(Figure scripts)
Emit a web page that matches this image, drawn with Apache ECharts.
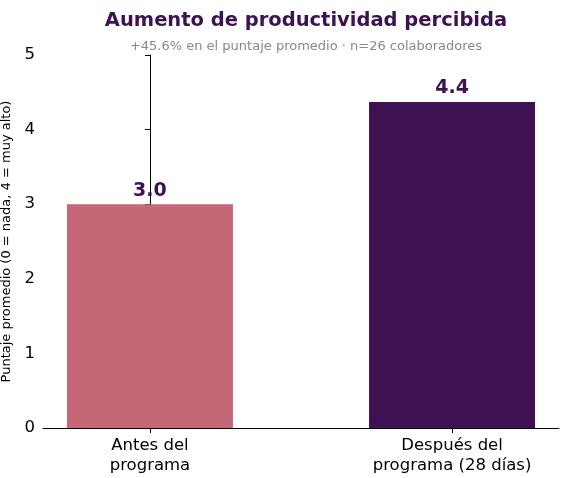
<!DOCTYPE html>
<html><head><meta charset="utf-8">
<script src="https://cdn.jsdelivr.net/npm/echarts@6/dist/echarts.min.js"></script>
<style>html,body{margin:0;padding:0;background:#fff}#c{width:568px;height:478px}</style>
</head><body><div id="c"></div>
<script>
const categories = ["Antes del\nprograma", "Después del\nprograma (28 días)"];
const values = [3.0, 4.37];
const labels = ["3.0", "4.4"];
const colors = ["#C46777", "#3D1152"];
const yTicks = [0, 1, 2, 3, 4, 5];

const chart = echarts.init(document.getElementById('c'));
chart.setOption({
  animation: false,
  title: [{
    text: 'Aumento de productividad percibida',
    left: 301, top: 6, textAlign: 'center',
    textStyle: {fontFamily: 'DejaVu Sans', fontSize: 19.5, fontWeight: 'bold', color: '#3D1152'}
  }, {
    text: '+45.6% en el puntaje promedio · n=26 colaboradores',
    left: 301, top: 35, textAlign: 'center',
    textStyle: {fontFamily: 'DejaVu Sans', fontSize: 13, fontWeight: 'normal', color: '#888'}
  }],
  grid: {left: 43, right: 9, top: 55, bottom: 50, outerBoundsMode: 'none', containLabel: false},
  xAxis: {
    type: 'value', min: -0.354, max: 1.354,
    splitLine: {show: false},
    axisLine: {lineStyle: {color: '#000'}},
    axisTick: {show: true, customValues: [0, 1], lineStyle: {color: '#000'}},
    axisLabel: {customValues: [0, 1], formatter: v => categories[Math.round(v)],
      fontFamily: 'DejaVu Sans', fontSize: 16.5, color: '#000', margin: 8, lineHeight: 20}
  },
  yAxis: {
    type: 'value', min: yTicks[0], max: yTicks[yTicks.length-1], interval: 1,
    name: 'Puntaje promedio (0 = nada, 4 = muy alto)', nameLocation: 'middle', nameGap: 28,
    nameTextStyle: {fontFamily: 'DejaVu Sans', fontSize: 13, color: '#000'},
    splitLine: {show: false},
    axisLine: {show: true, lineStyle: {color: '#000'}},
    axisTick: {show: true, lineStyle: {color: '#000'}},
    axisLabel: {fontFamily: 'DejaVu Sans', fontSize: 16.5, color: '#000'}
  },
  series: [{
    type: 'bar', barWidth: 166,
    data: values.map((v, i) => ({value: [i, v], itemStyle: {color: colors[i]}})),
    label: {show: true, position: 'top', distance: 4,
      formatter: p => labels[p.dataIndex],
      fontFamily: 'DejaVu Sans', fontSize: 19, fontWeight: 'bold', color: '#3D1152'}
  }]
});
</script></body></html>
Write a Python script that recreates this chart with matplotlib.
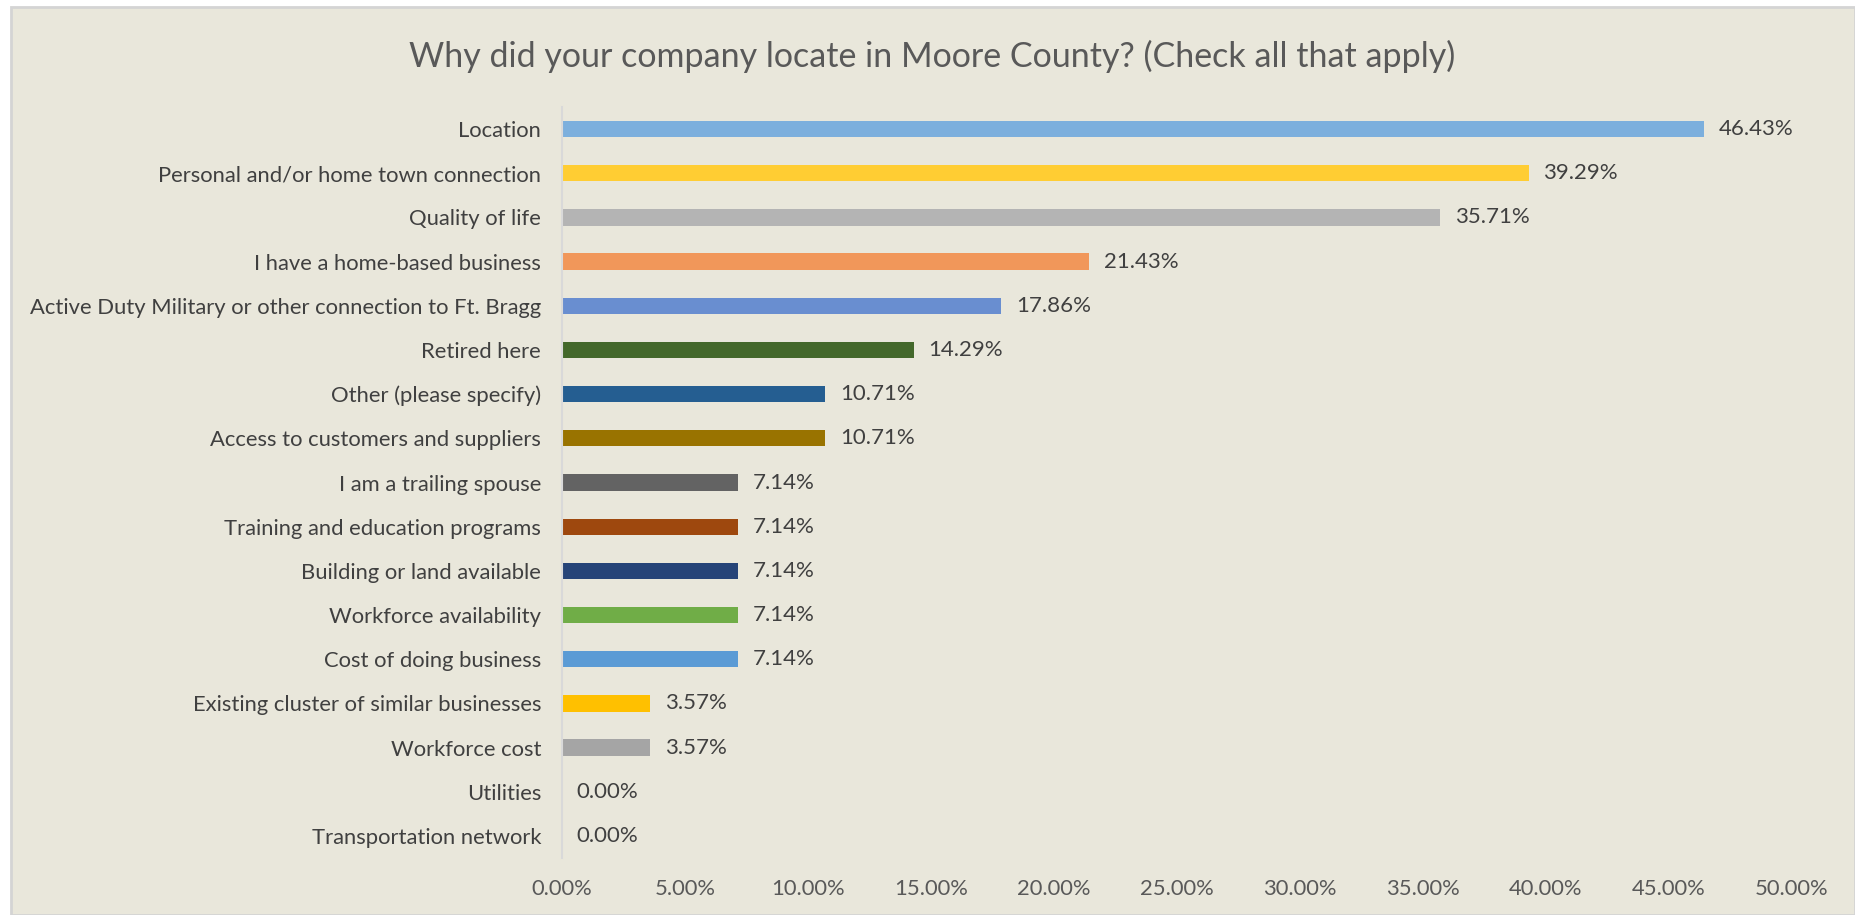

## Description of the task:
Write out the entries again, exactly as given, skipping any images.

## Exercise response:
Emit a web page that matches this image, drawn with Apache ECharts.
<!DOCTYPE html>
<html><head><meta charset="utf-8">
<script src="https://cdn.jsdelivr.net/npm/echarts@6/dist/echarts.min.js"></script>
<style>html,body{margin:0;padding:0;background:#fff}#c{width:568px;height:478px}</style>
</head><body><div id="c"></div>
<script>
const categories = ["Antes del\nprograma", "Después del\nprograma (28 días)"];
const values = [3.0, 4.37];
const labels = ["3.0", "4.4"];
const colors = ["#C46777", "#3D1152"];
const yTicks = [0, 1, 2, 3, 4, 5];

const chart = echarts.init(document.getElementById('c'));
chart.setOption({
  animation: false,
  title: [{
    text: 'Aumento de productividad percibida',
    left: 301, top: 6, textAlign: 'center',
    textStyle: {fontFamily: 'DejaVu Sans', fontSize: 19.5, fontWeight: 'bold', color: '#3D1152'}
  }, {
    text: '+45.6% en el puntaje promedio · n=26 colaboradores',
    left: 301, top: 35, textAlign: 'center',
    textStyle: {fontFamily: 'DejaVu Sans', fontSize: 13, fontWeight: 'normal', color: '#888'}
  }],
  grid: {left: 43, right: 9, top: 55, bottom: 50, outerBoundsMode: 'none', containLabel: false},
  xAxis: {
    type: 'value', min: -0.354, max: 1.354,
    splitLine: {show: false},
    axisLine: {lineStyle: {color: '#000'}},
    axisTick: {show: true, customValues: [0, 1], lineStyle: {color: '#000'}},
    axisLabel: {customValues: [0, 1], formatter: v => categories[Math.round(v)],
      fontFamily: 'DejaVu Sans', fontSize: 16.5, color: '#000', margin: 8, lineHeight: 20}
  },
  yAxis: {
    type: 'value', min: yTicks[0], max: yTicks[yTicks.length-1], interval: 1,
    name: 'Puntaje promedio (0 = nada, 4 = muy alto)', nameLocation: 'middle', nameGap: 28,
    nameTextStyle: {fontFamily: 'DejaVu Sans', fontSize: 13, color: '#000'},
    splitLine: {show: false},
    axisLine: {show: true, lineStyle: {color: '#000'}},
    axisTick: {show: true, lineStyle: {color: '#000'}},
    axisLabel: {fontFamily: 'DejaVu Sans', fontSize: 16.5, color: '#000'}
  },
  series: [{
    type: 'bar', barWidth: 166,
    data: values.map((v, i) => ({value: [i, v], itemStyle: {color: colors[i]}})),
    label: {show: true, position: 'top', distance: 4,
      formatter: p => labels[p.dataIndex],
      fontFamily: 'DejaVu Sans', fontSize: 19, fontWeight: 'bold', color: '#3D1152'}
  }]
});
</script></body></html>
Write a Python script that recreates this chart with matplotlib.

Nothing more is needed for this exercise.